Fort, Thirlestane. Occupying the top of an isloated knoll about 670' above sea level. It is on the left bank of the Snawden Burn, which flows 35' below, 1/4-mile north-east of Thirlestane farm steading, and 200 yards north of the Edinburgh road.
It has apparently been crescentic in form, measuring 225' by 90', and its earthen ramparts have been completely obliterated by cultivation, except at the northern end, where there remain three ramparts, the top of the innermost of which is 17 1/2' above the trench outside it.
J H Craw 1921
NT 5688 4816. This small earthwork still exists, but its siting on the top of a steep isolated knoll suggests that it was never crescentic in form but was of promontory type with artificial defences only on the natural approach line. There may however have been some erosion on the south-west side. The outer rampart is 6.0m broad and 0.4m high, the middle rampart 10.0m broad and 0.7m high, and the inner 17.0m broad and 2.0m high above the interior and 7.0m high above the botton of the ditch. There is a curiously smooth natural gulley sweeping round the northern foot of the knoll. There are no hut circles or other signs of occupation in the interior.

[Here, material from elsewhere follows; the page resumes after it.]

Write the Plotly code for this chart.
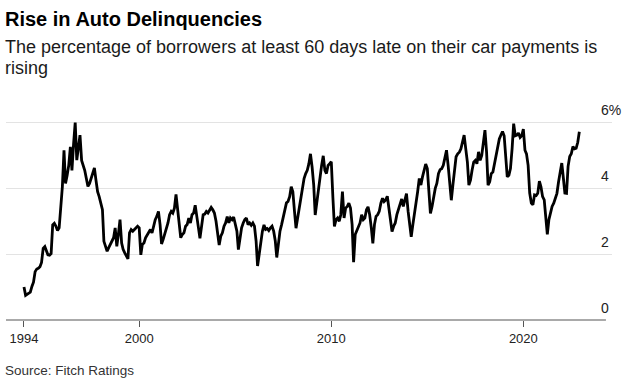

Visited by OS (CJP) 5 October 1956
Generally as described by OS (CJP) except that a very slight ploughed-out scarp, 0.1m high, can still just be traced round the NE side of the knoll.
Surveyed at 1/2500.
Visited by OS (RDL) 5 October 1962
Note (15 January 2016 - 1 June 2016)
This small fortification occupies a hillock formed between the deeply incised gully of the Thirlestane Burn on the SW and what in origin is probably an ancient meltwater channel on the NE. The resulting hillock is steep sided, broadening out south-eastwards from what is in effect a neck on the NW. Here a belt of ramparts has been constructed, the inner of which turns along the NE flank of the interior, though this sector lies in an improved field and has been reduced to a faint scarp. The inner rampart is otherwise relatively massive, standing over 1.5m high above the level of the interior and 5m above the bottom of its broad external ditch. The outer ramparts are comparatively slight, the second no more than 0.7m high and the third on the counterscarp of the outer ditch 0.4m. The interior, which is bisected diagonally by the stone dyke of the field to the NE, measures about 70m in length from NW to SE by up to 27m in breadth; it is featureless. James Hewat Craw, who first found and planned the earthworks, identified a track dropping down towards the burn from the rear of the inner rampart, but whether this is the original entrance is unknown.
Information from An Atlas of Hillforts of Great Britain and Ireland – 01 June 2016. Atlas of Hillforts SC3998
Sbc Note
Visibility: This is an upstanding earthwork or monument.